A company such as you state, if it is for sale, will have already hired somebody to analyze and value their company so that THEY know what the proper price to accept would be. It won't matter so much who is shopping.
On the flip side, if PTSC comes-a-shopping, and has a $20M in the bank and an unclear revenue stream, and consequently a share price at 42 cents with 110M shares in its treasury it's negotiating power is LESS than a PTSC that comes-a-shopping with $20M in the bank, a more clarified revenue stream and CONSEQUENTLY a share price of $1, then because of that extra share price value, it's 110M shares in treasury are now worth over TWICE as much as the company that kept everyone in the dark about their financial strength. So instead of paying $10M in cash and offering another $30M in PTSC shares (30M shares) to the company they're trying to purchase, they would have to offer $10M in cash and 71M shares of stock to get to the $30M in PTSC shares.
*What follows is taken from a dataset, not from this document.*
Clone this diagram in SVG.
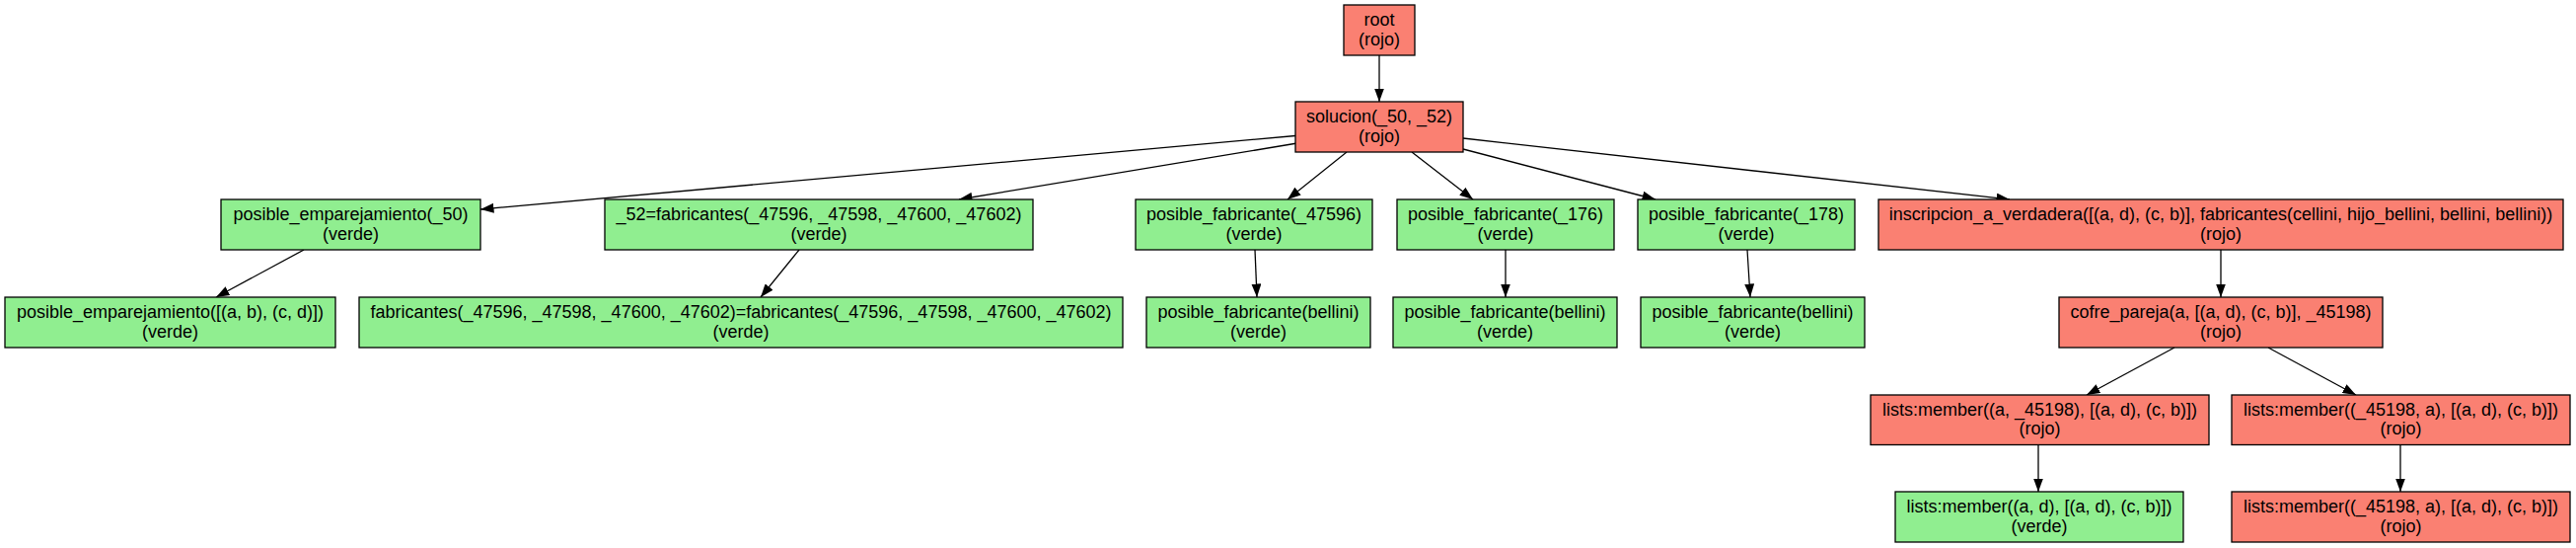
<svg xmlns="http://www.w3.org/2000/svg" width="2611" height="555" viewBox="0 0 2611 555">
<style>
.box{stroke:#000;stroke-width:1.3}
.rojo{fill:#fa8072}
.verde{fill:#90ee90}
text{font-family:"Liberation Sans",Arial,sans-serif;font-size:18px;fill:#000;text-anchor:middle}
.edge{stroke:#000;stroke-width:1.3;fill:none;marker-end:url(#arr)}
</style>
<defs>
<marker id="arr" markerUnits="userSpaceOnUse" markerWidth="14" markerHeight="10" refX="13.5" refY="5" orient="auto">
<path d="M0,0 L13.5,5 L0,10 z" fill="#000"/>
</marker>
</defs>
<rect width="2611" height="555" fill="#fff"/>
<g id="connectors">
<path class="edge" d="M1398,56 L1398,103"/>
<path class="edge" d="M1313,137.5 L487,212"/>
<path class="edge" d="M1315,145 L972,202"/>
<path class="edge" d="M1365,154 L1305,202"/>
<path class="edge" d="M1431,154 L1493,202"/>
<path class="edge" d="M1483,151 L1678,202"/>
<path class="edge" d="M1483,140 L2037,202"/>
<path class="edge" d="M308,253 L219,301"/>
<path class="edge" d="M810,253 L771,301"/>
<path class="edge" d="M1272,253 L1274,301"/>
<path class="edge" d="M1526,253 L1526,301"/>
<path class="edge" d="M1771,253 L1774,301"/>
<path class="edge" d="M2251,253 L2251,301"/>
<path class="edge" d="M2204,352 L2115,400"/>
<path class="edge" d="M2299,352 L2388,400"/>
<path class="edge" d="M2066,450 L2066,498"/>
<path class="edge" d="M2433,450 L2433,498"/>
</g>
<g id="root"><rect class="box rojo" x="1362" y="5" width="72" height="51"/><text x="1398" y="26.2">root</text><text x="1398" y="45.7">(rojo)</text></g>
<g id="solucion"><rect class="box rojo" x="1313" y="103" width="170" height="51"/><text x="1398" y="124.2">solucion(_50, _52)</text><text x="1398" y="143.7">(rojo)</text></g>
<g id="pe50"><rect class="box verde" x="224" y="202" width="263" height="51"/><text x="355.5" y="223.2">posible_emparejamiento(_50)</text><text x="355.5" y="242.7">(verde)</text></g>
<g id="n52"><rect class="box verde" x="613" y="202" width="434" height="51"/><text x="830" y="223.2">_52=fabricantes(_47596, _47598, _47600, _47602)</text><text x="830" y="242.7">(verde)</text></g>
<g id="pf47596"><rect class="box verde" x="1151" y="202" width="240" height="51"/><text x="1271" y="223.2">posible_fabricante(_47596)</text><text x="1271" y="242.7">(verde)</text></g>
<g id="pf176"><rect class="box verde" x="1416" y="202" width="220" height="51"/><text x="1526" y="223.2">posible_fabricante(_176)</text><text x="1526" y="242.7">(verde)</text></g>
<g id="pf178"><rect class="box verde" x="1660" y="202" width="220" height="51"/><text x="1770" y="223.2">posible_fabricante(_178)</text><text x="1770" y="242.7">(verde)</text></g>
<g id="inscripcion"><rect class="box rojo" x="1904" y="202" width="694" height="51"/><text x="2251" y="223.2">inscripcion_a_verdadera([(a, d), (c, b)], fabricantes(cellini, hijo_bellini, bellini, bellini))</text><text x="2251" y="242.7">(rojo)</text></g>
<g id="pe_ab_cd"><rect class="box verde" x="5" y="301" width="335" height="51"/><text x="172.5" y="322.2">posible_emparejamiento([(a, b), (c, d)])</text><text x="172.5" y="341.7">(verde)</text></g>
<g id="fab_eq"><rect class="box verde" x="364" y="301" width="774" height="51"/><text x="751" y="322.2">fabricantes(_47596, _47598, _47600, _47602)=fabricantes(_47596, _47598, _47600, _47602)</text><text x="751" y="341.7">(verde)</text></g>
<g id="pfb1"><rect class="box verde" x="1162" y="301" width="227" height="51"/><text x="1275.5" y="322.2">posible_fabricante(bellini)</text><text x="1275.5" y="341.7">(verde)</text></g>
<g id="pfb2"><rect class="box verde" x="1412" y="301" width="227" height="51"/><text x="1525.5" y="322.2">posible_fabricante(bellini)</text><text x="1525.5" y="341.7">(verde)</text></g>
<g id="pfb3"><rect class="box verde" x="1663" y="301" width="227" height="51"/><text x="1776.5" y="322.2">posible_fabricante(bellini)</text><text x="1776.5" y="341.7">(verde)</text></g>
<g id="cofre"><rect class="box rojo" x="2087" y="301" width="328" height="51"/><text x="2251" y="322.2">cofre_pareja(a, [(a, d), (c, b)], _45198)</text><text x="2251" y="341.7">(rojo)</text></g>
<g id="lm1"><rect class="box rojo" x="1896" y="400" width="343" height="50.5"/><text x="2067.5" y="420.7">lists:member((a, _45198), [(a, d), (c, b)])</text><text x="2067.5" y="440.2">(rojo)</text></g>
<g id="lm2"><rect class="box rojo" x="2262" y="400" width="343" height="50.5"/><text x="2433.5" y="420.7">lists:member((_45198, a), [(a, d), (c, b)])</text><text x="2433.5" y="440.2">(rojo)</text></g>
<g id="lmad"><rect class="box verde" x="1921" y="498" width="292" height="51"/><text x="2067" y="519.2">lists:member((a, d), [(a, d), (c, b)])</text><text x="2067" y="538.7">(verde)</text></g>
<g id="lm2b"><rect class="box rojo" x="2262" y="498" width="343" height="51"/><text x="2433.5" y="519.2">lists:member((_45198, a), [(a, d), (c, b)])</text><text x="2433.5" y="538.7">(rojo)</text></g>
</svg>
Not to mention the fact that diluting the OS by and EXTRA 42M shares would cause the share price to decrease because of the extra dilution.
So while you're focusing on a potential target thinking that they can drive their price up because PTSC has more money, the truth is, PTSC's display of financial strength and its abililty to provide visibility to the market will provide support to the share price which could double PTSC's purchasing power for the same amount of shares.